As incertezas em torno da reforma tributária também podem estar levando grandes exportadores a deixar parte dos dólares lá fora, disse o presidente da Associação de Comércio Exterior do Brasil (AEB), José Augusto de Castro. A opção da Câmara dos Deputados em ir adiante com mudanças no Imposto de Renda, deixando de lado propostas de emenda à Constituição (PEC) mais amplas que já tramitavam, não tem sido bem vista pelo empresariado. “Há insegurança, porque a mudança no Imposto de Renda pode tributar lucro lá fora, o que desestimula o exportador a trazer o dinheiro para cá”, disse Castro.
Como consequência, a demora na internalização dos dólares das exportações traz uma pressão a mais para a elevação da taxa de câmbio. Embora a percepção de risco por parte dos agentes do mercado financeiro pese mais, um fluxo maior da moeda americana para o País tenderia a baixar as cotações, trazendo algum alívio para a inflação. Para Pedro Rossi, professor da Unicamp e autor do livro “Taxa de câmbio e política cambial no Brasil” (Ed. FGV), a opção por deixar dólares no exterior pode ter contribuído para o câmbio pressionado, mas não é determinante.

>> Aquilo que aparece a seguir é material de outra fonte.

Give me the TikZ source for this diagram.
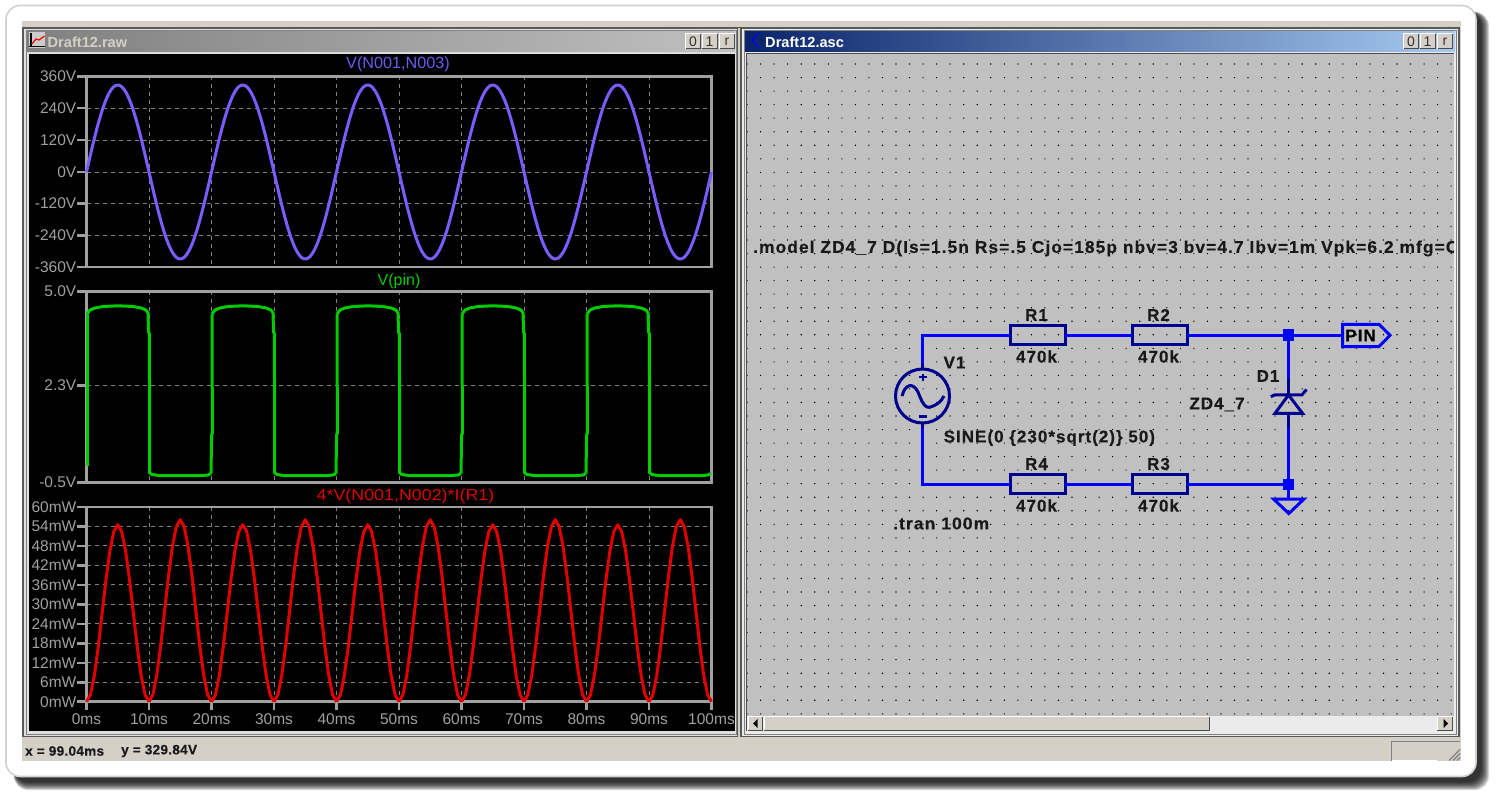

“O giro financeiro é muito maior e o câmbio segue sendo determinado pelos derivativos (títulos negociados no mercado financeiro que usam a taxa de câmbio como referência), cuja movimentação é muito alta. Então, o exportador tem um peso reduzido na determinação da taxa de cambio”, disse o professor.

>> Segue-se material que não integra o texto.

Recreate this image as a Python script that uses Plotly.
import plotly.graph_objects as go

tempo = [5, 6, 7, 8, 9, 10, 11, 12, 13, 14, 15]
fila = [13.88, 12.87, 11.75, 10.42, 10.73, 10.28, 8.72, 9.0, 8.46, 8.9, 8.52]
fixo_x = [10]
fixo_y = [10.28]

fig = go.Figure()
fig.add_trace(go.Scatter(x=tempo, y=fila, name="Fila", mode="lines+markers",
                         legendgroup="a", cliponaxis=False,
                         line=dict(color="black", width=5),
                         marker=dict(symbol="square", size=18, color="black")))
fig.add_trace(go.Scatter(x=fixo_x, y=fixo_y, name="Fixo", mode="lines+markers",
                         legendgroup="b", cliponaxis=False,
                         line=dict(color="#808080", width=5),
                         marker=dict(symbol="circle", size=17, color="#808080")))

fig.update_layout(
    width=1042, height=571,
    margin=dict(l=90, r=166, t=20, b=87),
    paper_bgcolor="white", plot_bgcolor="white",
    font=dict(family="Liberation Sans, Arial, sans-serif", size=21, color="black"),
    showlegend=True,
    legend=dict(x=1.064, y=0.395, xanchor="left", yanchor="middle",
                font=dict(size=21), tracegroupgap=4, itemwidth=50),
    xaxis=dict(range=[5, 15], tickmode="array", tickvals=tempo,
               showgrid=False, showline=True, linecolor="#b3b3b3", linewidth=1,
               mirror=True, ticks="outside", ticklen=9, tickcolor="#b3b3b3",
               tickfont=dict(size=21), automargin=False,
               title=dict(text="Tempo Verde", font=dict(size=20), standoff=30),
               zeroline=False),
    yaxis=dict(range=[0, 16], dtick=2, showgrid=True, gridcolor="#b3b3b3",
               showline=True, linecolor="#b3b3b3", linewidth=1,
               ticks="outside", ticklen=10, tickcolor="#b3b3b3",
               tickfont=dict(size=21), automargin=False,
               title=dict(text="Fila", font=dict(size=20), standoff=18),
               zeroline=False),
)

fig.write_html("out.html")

Rossi pondera ainda que os exportadores podem estar oferecendo mais prazo para seus clientes – ou seja, estão embarcando os produtos, mas aceitando receber mais tarde do que o usual – e podem estar recebendo em contas bancárias no exterior, deixando os dólares um tempo lá fora. Assim, os recursos podem entrar, no fluxo cambial, via conta financeira e não comercial.
O BC informou, por meio da assessoria de imprensa, que não houve mudança regulatória recente que pudesse incentivar os exportadores a manter dólares lá fora. Desde 2006 os exportadores brasileiros podem manter os pagamentos recebidos em bancos no exterior. Embora esses recursos possam ser internalizados como operações financeiras, no momento do ingresso no Brasil, “é mais vantajoso ao exportador, inclusive considerando aspectos de ordem tributária, que a operação de câmbio seja realizada a título de exportação, observados os prazos regulamentares”.